Penale / Permanenza
dei dati e delle informazioni dell’indagato nelle banche dati della polizia per
20 anni dalla data di archiviazione.
Il D.p.r.
15/2018 ha recentemente attuato i principi del Codice della Privacy in
relazione al trattamento dei dati e delle informazioni contenute nelle banche
dati effettuato per ragioni di polizia.
In particolare il d.p.r. all’art. 10 comma terzo lett.f) si occupa delle informazioni
relative ad attività di polizia giudiziaria conclusasi con provvedimento di
archiviazione, fissando il termine per la conservazione dei dati in 20 anni dall’emissione del
provvedimento.
Peraltro, è previsto non solo che la
decisione di archiviare sia subito annotata in banca dati ma anche che, trascorsa
la metà del tempo massimo di conservazione (ossia 10 anni), ai dati possano
accedere solo gli operatori abilitati e designati.
Il caso: la Suprema Corte si è
pronunciata sul ricorso proposto da un professionista sottoposto ad indagini
penali, la cui posizione era stata archiviata in quanto estraneo alla vicenda,
il quale chiedeva che la propria iscrizione nelle banche dati della polizia
fosse rimossa in quanto non più utile e lesiva della propria immagine
professionale.
La Corte Suprema di Cassazione prima sezione
civile con ordinanza n. 21362/18
depositata il 29.08.2018 ha rigettato il ricorso proprio in applicazione del d.p.r.
15/18, sottolineando che "le norme in
esso contenute costituiscono il
risultato di un difficile bilanciamento tra l’interesse collettivo alla
prevenzione e repressione dei reati nonchè alla tutela dell’ordine pubblico e
quello individuale alla tutela della propria sfera di riservatezza”.
Pertanto, a parere della Suprema Corte, la
lunghezza dei termini previsti troverebbe uno specifico temperamento nelle
restrizioni e nelle cautele poste dal decreto del 2018, le quali fornirebbero
un quadro di garanzie tali da ritenere rispettati i vincoli derivanti dalla
normativa sovranazionale ed internazionale.
In effetti, però, la norma dell’art. 10 del
DPR citato, prevede che solo dopo la metà del tempo massimo di conservazione,
individuato dal precedente art. 3 dello stesso decreto, "i dati personali soggetti a trattamento automatizzato sono accessibili
ai soli operatori a ciò designati e specificamente incaricati del trattamento secondo profili di autorizzazione predefiniti
in base alle indicazioni del capo dell’ufficio
o del comandante di reparto”.
E’ facile riscontrare in tale norma un
burocratese esasperato che non tutela effettivamente il diritto alla riservatezza
della persona sottoposta ad indagini e la cui posizione è stata definitivamente
archiviata.
Prevedere ancora, e per un tempo non
breve, 10 anni, che ogni operatore di
polizia possa accedere ad un dato relativo ad una denuncia (archiviata) significa
consentire ad ogni agente anche in caso di semplice controllo stradale, di "conoscere”

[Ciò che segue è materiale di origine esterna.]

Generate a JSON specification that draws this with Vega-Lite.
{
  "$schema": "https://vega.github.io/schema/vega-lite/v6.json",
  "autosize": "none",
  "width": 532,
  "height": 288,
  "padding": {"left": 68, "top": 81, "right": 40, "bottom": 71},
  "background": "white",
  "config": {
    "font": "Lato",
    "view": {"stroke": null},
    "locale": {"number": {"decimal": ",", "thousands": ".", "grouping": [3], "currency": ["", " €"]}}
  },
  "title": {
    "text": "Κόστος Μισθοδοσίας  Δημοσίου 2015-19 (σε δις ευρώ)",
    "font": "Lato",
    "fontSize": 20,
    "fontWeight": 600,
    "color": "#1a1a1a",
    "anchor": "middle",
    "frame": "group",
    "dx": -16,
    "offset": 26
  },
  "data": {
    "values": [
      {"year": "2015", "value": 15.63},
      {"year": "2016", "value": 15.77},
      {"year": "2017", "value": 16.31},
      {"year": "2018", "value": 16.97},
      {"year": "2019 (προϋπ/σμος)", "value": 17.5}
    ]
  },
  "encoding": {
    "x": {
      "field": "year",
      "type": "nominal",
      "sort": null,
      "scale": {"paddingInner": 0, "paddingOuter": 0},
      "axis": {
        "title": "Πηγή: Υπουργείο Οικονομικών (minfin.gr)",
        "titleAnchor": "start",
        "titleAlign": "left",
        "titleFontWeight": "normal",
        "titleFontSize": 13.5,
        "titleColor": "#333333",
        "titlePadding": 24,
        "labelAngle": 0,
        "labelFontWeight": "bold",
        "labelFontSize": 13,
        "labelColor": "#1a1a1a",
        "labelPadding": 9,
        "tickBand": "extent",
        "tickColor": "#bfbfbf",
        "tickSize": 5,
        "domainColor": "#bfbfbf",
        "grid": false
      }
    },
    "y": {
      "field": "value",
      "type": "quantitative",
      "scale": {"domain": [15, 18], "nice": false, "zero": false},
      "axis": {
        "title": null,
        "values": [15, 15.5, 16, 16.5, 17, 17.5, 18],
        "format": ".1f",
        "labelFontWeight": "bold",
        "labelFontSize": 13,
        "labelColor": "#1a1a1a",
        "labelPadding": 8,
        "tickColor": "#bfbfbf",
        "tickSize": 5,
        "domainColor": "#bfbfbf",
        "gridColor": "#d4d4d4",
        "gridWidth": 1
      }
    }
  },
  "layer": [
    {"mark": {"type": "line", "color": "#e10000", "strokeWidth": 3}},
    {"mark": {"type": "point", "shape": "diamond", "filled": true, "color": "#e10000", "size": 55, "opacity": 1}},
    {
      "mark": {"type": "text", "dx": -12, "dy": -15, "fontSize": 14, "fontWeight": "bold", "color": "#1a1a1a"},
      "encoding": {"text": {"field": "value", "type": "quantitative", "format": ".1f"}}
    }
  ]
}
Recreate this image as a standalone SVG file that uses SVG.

che nei confronti della persona che si
ha di fronte si è svolta una indagine.
Inoltre, prevedere che solo successivamente ai
10 anni i dati possano comunque essere conservati da un responsabile del
trattamento secondo profili di autorizzazione predefiniti (quali?) lascia nel
vago anche la fase successiva.
Non appare giusto consentire che dati
relativi a denunce rilevatesi infondate possano ancora essere accessibili un po’
a tutti gli operatori di polizia, ben sapendo che questi dati sono forieri di
sospetto e di illazioni ingiustificate nei riguardi del soggetto "trattato”.
Una vera applicazione dei principi garantisti
imporrebbe invece la totale cancellazione dalle banche dati del dato iniziale
rilevatosi poi fallace, e che quel dato possa essere utilizzato soltanto , magari
per nuove indagini , solo su autorizzazione dell’Autorità Giudiziaria.